*** Dataset section ***
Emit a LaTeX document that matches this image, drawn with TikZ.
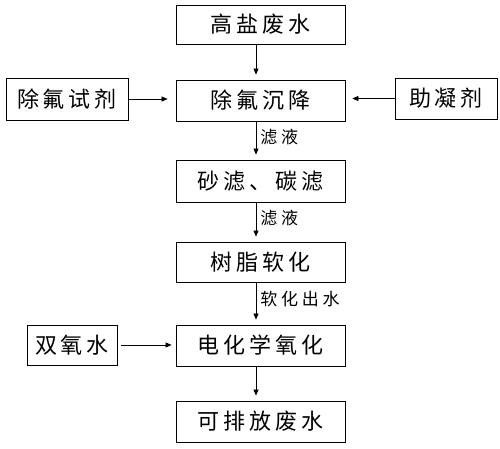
\documentclass[tikz,border=0pt]{standalone}
\usepackage{fontspec}
\newfontfamily\cjkbox[LetterSpace=18]{Noto Sans CJK SC}
\newfontfamily\cjknote[LetterSpace=22]{Noto Sans CJK SC}
\usetikzlibrary{arrows.meta}

\begin{document}
\begin{tikzpicture}[x=1pt,y=-1pt,box/.style={draw=black,line width=0.8pt,minimum width=169pt,minimum height=40pt,inner sep=0pt,font=\cjkbox\fontsize{22}{22}\selectfont},arrow/.style={-{Triangle[length=6pt,width=5pt]},line width=0.7pt,shorten >=5pt},note/.style={font=\cjknote\fontsize{17}{17}\selectfont,anchor=west,inner sep=4pt}]
\useasboundingbox (0,0) rectangle (500,448);
\node[box,minimum height=39pt] (n0) at (260.5,24.5) {高盐废水};
\node[box,minimum height=41pt] (n1) at (260.5,100.5) {除氟沉降};
\node[box,minimum height=42pt] (n2) at (260.5,181) {砂滤、碳滤};
\node[box] (n3) at (260.5,262) {树脂软化};
\node[box,minimum height=41pt] (n4) at (260.5,345.5) {电化学氧化};
\node[box,minimum height=41pt] (n5) at (260.5,421.5) {可排放废水};
\node[box,minimum width=122pt,minimum height=42pt] (s0) at (67,99) {除氟试剂};
\node[box,minimum width=102pt,minimum height=41pt] (s1) at (446,98.5) {助凝剂};
\node[box,minimum width=90pt] (s2) at (72,345) {双氧水};
\draw[arrow] ([xshift=-4.5pt]n0.south) -- ([xshift=-4.5pt]n1.north);
\draw[arrow] ([xshift=-4.5pt]n1.south) -- node[note,pos=0.4] {滤液} ([xshift=-4.5pt]n2.north);
\draw[arrow] ([xshift=-4.5pt]n2.south) -- node[note,pos=0.4] {滤液} ([xshift=-4.5pt]n3.north);
\draw[arrow] ([xshift=-4.5pt]n3.south) -- node[note,pos=0.4] {软化出水} ([xshift=-4.5pt]n4.north);
\draw[arrow] ([xshift=-4.5pt]n4.south) -- ([xshift=-4.5pt]n5.north);
\draw[arrow,shorten >=8pt] (s0.east) -- (s0.east -| n1.west);
\draw[arrow,shorten >=7pt] (s1.west) -- (s1.west -| n1.east);
\draw[arrow,shorten <=4pt,shorten >=4pt] (s2.east) -- (s2.east -| n4.west);
\end{tikzpicture}
\end{document}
***
> [What to work on]: Omit any images, then output the listing exactly.

> [Result for this task]:
Emit a LaTeX document that matches this image, drawn with TikZ.
\documentclass[tikz,border=0pt]{standalone}
\usepackage{fontspec}
\newfontfamily\cjkbox[LetterSpace=18]{Noto Sans CJK SC}
\newfontfamily\cjknote[LetterSpace=22]{Noto Sans CJK SC}
\usetikzlibrary{arrows.meta}

\begin{document}
\begin{tikzpicture}[x=1pt,y=-1pt,box/.style={draw=black,line width=0.8pt,minimum width=169pt,minimum height=40pt,inner sep=0pt,font=\cjkbox\fontsize{22}{22}\selectfont},arrow/.style={-{Triangle[length=6pt,width=5pt]},line width=0.7pt,shorten >=5pt},note/.style={font=\cjknote\fontsize{17}{17}\selectfont,anchor=west,inner sep=4pt}]
\useasboundingbox (0,0) rectangle (500,448);
\node[box,minimum height=39pt] (n0) at (260.5,24.5) {高盐废水};
\node[box,minimum height=41pt] (n1) at (260.5,100.5) {除氟沉降};
\node[box,minimum height=42pt] (n2) at (260.5,181) {砂滤、碳滤};
\node[box] (n3) at (260.5,262) {树脂软化};
\node[box,minimum height=41pt] (n4) at (260.5,345.5) {电化学氧化};
\node[box,minimum height=41pt] (n5) at (260.5,421.5) {可排放废水};
\node[box,minimum width=122pt,minimum height=42pt] (s0) at (67,99) {除氟试剂};
\node[box,minimum width=102pt,minimum height=41pt] (s1) at (446,98.5) {助凝剂};
\node[box,minimum width=90pt] (s2) at (72,345) {双氧水};
\draw[arrow] ([xshift=-4.5pt]n0.south) -- ([xshift=-4.5pt]n1.north);
\draw[arrow] ([xshift=-4.5pt]n1.south) -- node[note,pos=0.4] {滤液} ([xshift=-4.5pt]n2.north);
\draw[arrow] ([xshift=-4.5pt]n2.south) -- node[note,pos=0.4] {滤液} ([xshift=-4.5pt]n3.north);
\draw[arrow] ([xshift=-4.5pt]n3.south) -- node[note,pos=0.4] {软化出水} ([xshift=-4.5pt]n4.north);
\draw[arrow] ([xshift=-4.5pt]n4.south) -- ([xshift=-4.5pt]n5.north);
\draw[arrow,shorten >=8pt] (s0.east) -- (s0.east -| n1.west);
\draw[arrow,shorten >=7pt] (s1.west) -- (s1.west -| n1.east);
\draw[arrow,shorten <=4pt,shorten >=4pt] (s2.east) -- (s2.east -| n4.west);
\end{tikzpicture}
\end{document}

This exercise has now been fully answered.